Alternatively, if the data is not structured or we are not sure about the data requirements, NoSQL may be our chalk horse as it does not need a predefined schema. NoSQL facilitates storing all types of data together as and when needed.
Data Query: The next important factor to consider is the ability to query data, that is, how frequently and swiftly we need to query our data. Being well structured and organised, SQL databases are very friendly in querying even complex data whereas NoSQL databases are not much query-efficient and require extra processing on the data to run queries, which may prove to be costly. However, some Document based NoSQL databases like MongoDB and CouchDB do come with querying capabilities.
Scaling: Both SQL and NoSQL databases are highly scalable but they scale differently. So, our choice of database should be based on the future growth of our data set.
The loyalty for the ACID properties confined the SQL databases to run on a single server and they scale vertically.

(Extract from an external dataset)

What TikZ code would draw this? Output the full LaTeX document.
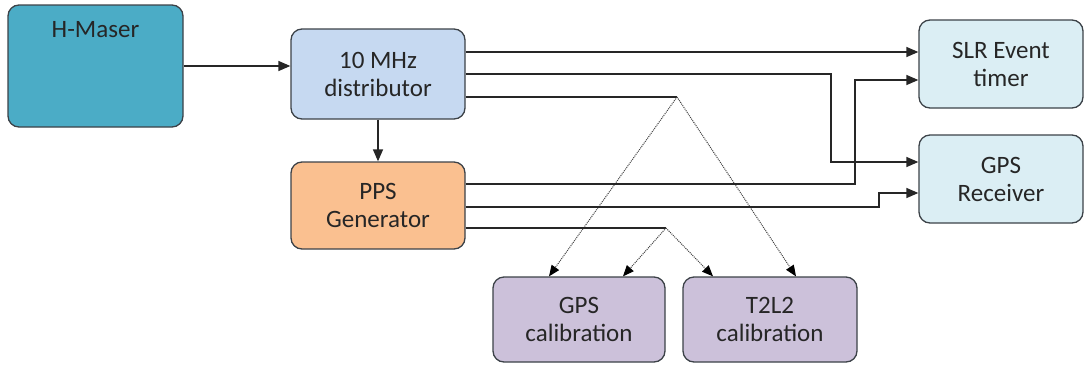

It plainly means that in order to scale a SQL database, the capacity of a single server needs to be increased.
On the contrary, NoSQL databases scale horizontally which implies more servers can be added any time to reinforce the growing database.
Can both SQL & NoSQL be merged?
With this long discussion on the features and foibles of SQL and NoSQL databases, one question that is hitting my mind ceaselessly is – “Is there a way to combine both the databases and get the maximum of them?”
Both types of databases have their own pros and cons and are specifically suitable for the systems of their kind. Though SQL is well established and has mass acceptance for all types of applications, many SQL databases have started adopting features of NoSQL databases to go with the varying technological needs. Accepting JSON documents as a native data type and performing queries against that data, and imposing constraints on JSON data are to name a few.
On the other hand, NoSQL databases are also embracing many knacks of conventional SQL databases along with adding SQL like query languages. For example, 2 document based NoSQL databases – MongoDB and RavenDB promise to be ACID compliant whereas MongoDB and CouchDB are as powerful in querying data as any relational database.
Examples: MySQL Document Store, an enhancement to the most popular open-source relational database MySQL, gives the provision to combine the SQL relational tables and schema-less JSON collections in the same database as well as the same application.
MongoDB, one of the most popular NoSQL databases, offers multi-document ACID transactions. DynamoDB, another NoSQL database managed by AWS also provides ACIDcompliant transaction functionality
Conclusion:
Although NoSQL databases have made their presence felt with irrefutable features like flexibility, scalability and speed by following the BASE (Basic Availability, Soft State, Eventual consistency) consistency model, it has a long way to meet the inimitable features like consistency and reliability of SQL databases. NoSQL should actually be understood as “Not Only SQL” rather than “Non SQL” which means it does support SQL along with having a lot more features and it can in no way replace the traditional SQL databases. The choice purely stands on the requirements of data structure, query handling and scalability for an application.